I'm currently taking a deep learning course, which used learning the XOR function as its first example of feedforward networks. The XOR function has the following truth table
\(x\) | \(y\) | \(x \oplus y\) |
---|---|---|
0 | 0 | 0 |
0 | 1 | 1 |
1 | 0 | 1 |
1 | 1 | 0 |
which when graphed, is not linearly separable (1s cannot be separated from the 0s by drawing a line)

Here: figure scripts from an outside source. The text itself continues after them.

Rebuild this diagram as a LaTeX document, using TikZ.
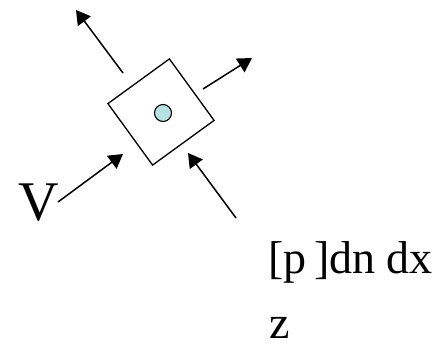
\documentclass[tikz,border=0pt]{standalone}
\usepackage{fontspec}
\setmainfont{Liberation Serif}
\usetikzlibrary{arrows.meta,positioning}
\definecolor{DotCyan}{HTML}{B8E2E2}
\begin{document}
\begin{tikzpicture}[x=1pt,y=-1pt,>={Triangle[length=14pt,width=16pt]},
  flow/.style={->,line width=1.5pt},
  cell/.style={draw,line width=1.3pt,rectangle,minimum size=76pt,inner sep=0pt,rotate=36}]
  \useasboundingbox (0,0) rectangle (442,353);
  \node[cell] (box) at (161,112) {};
  \node[draw,fill=DotCyan,circle,line width=1.1pt,minimum size=17pt,inner sep=0pt] (dot) at (163,113) {};
  % outgoing
  \coordinate (ulstart) at (123,73);
  \coordinate (ulend) at (76,10);
  \coordinate (rstart) at (203,89);
  \coordinate (rend) at (252,58);
  \draw[flow] (ulstart)--(ulend);
  \draw[flow] (rstart)--(rend);
  % incoming
  \node[anchor=base,font=\fontsize{56}{62}\selectfont,inner sep=0pt] (vel) at (39,220) {V};
  \coordinate (vstart) at (58,202);
  \coordinate (vend) at (123,154);
  \draw[flow] (vstart)--(vend);
  \coordinate (pstart) at (236,218);
  \coordinate (pend) at (188,153);
  \draw[flow] (pstart)--(pend);
  \node[anchor=base west,font=\fontsize{46}{52}\selectfont,inner sep=0pt] (press) at (268,273) {[p\,]dn dx};
  \node[anchor=base west,font=\fontsize{46}{52}\selectfont,inner sep=0pt] (zed) at (269,338) {z};
\end{tikzpicture}
\end{document}
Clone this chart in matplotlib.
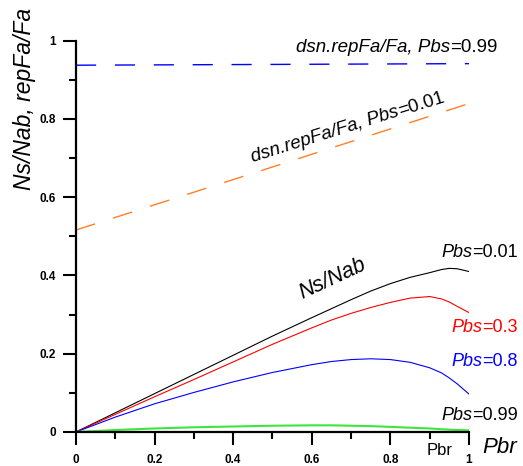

So if a linear model won't work, I guess that means we need a nonlinear one. We can do this by using the \(relu(x)\) activation function on the outputs of our neurons. \(relu(x)\) is defined as
\[relu(x) = \max\{0, x\}\]
and graphed below.
However, since \(relu(x)\) has sharp corners, it is not differentiable at \(x = 0\), so gradient based learning methods won't work as well. So we use the \(softplus(x)\) function instead, which is a softened version of \(relu(x)\) defined as
\[softplus(x) = \log(1 + \exp(x))\]
shown below.
We begin with your usual imports
import numpy as np
from keras.models import Sequential
from keras.layers import Dense
from keras.optimizers import SGD
Then define the inputs and expected outputs of the neural network
inputs = np.array([[0, 0],
[0, 1],
[1, 0],
[1, 1]])
xor_outputs = np.array([0, 1, 1, 0])
Next, we define the structure of the neural network. Note that I had to increase the learning rate from the default value.
XOR = Sequential()
XOR.add(Dense(2, activation='softplus', input_dim=2))
XOR.add(Dense(1, activation='sigmoid'))
# Make the model learn faster (take bigger steps) than by default.
sgd = SGD(lr=0.1)
XOR.compile(loss='binary_crossentropy',
optimizer=sgd,
metrics=['accuracy'])
This defines the network
where the hidden layer activation function is \(softplus(x)\) and the output layer activation function is the traditional sigmoid function used to output a number between 0 and 1, indicating the probability of the output being a logical 0 or a logical 1. Note that Keras does not require us to explicitly form the input layer.
Now we actually train the network.
XOR.fit(inputs, xor_outputs, epochs=5000, verbose=0)
cost, acc = XOR.evaluate(inputs, xor_outputs, verbose=0)
print(f'cost: {cost}, acc: {acc * 100}%')
print(XOR.predict(inputs))
which outputs
cost: 0.007737404201179743, acc: 100.0%
[[0.00496492]
[0.9978434 ]
[0.98019916]
[0.00380662]]
Training the network on other boolean functions work exactly the same way, so much so that the only difference is using a different output array.
This was my first experience with a neural network, so here are some things that I learned for your amusement:
Note that boolean functions are bad functions for neural networks to learn. This is because their domain and ranges are discrete and (typically) small. Learning the function takes more time and space than simply listing a truth table.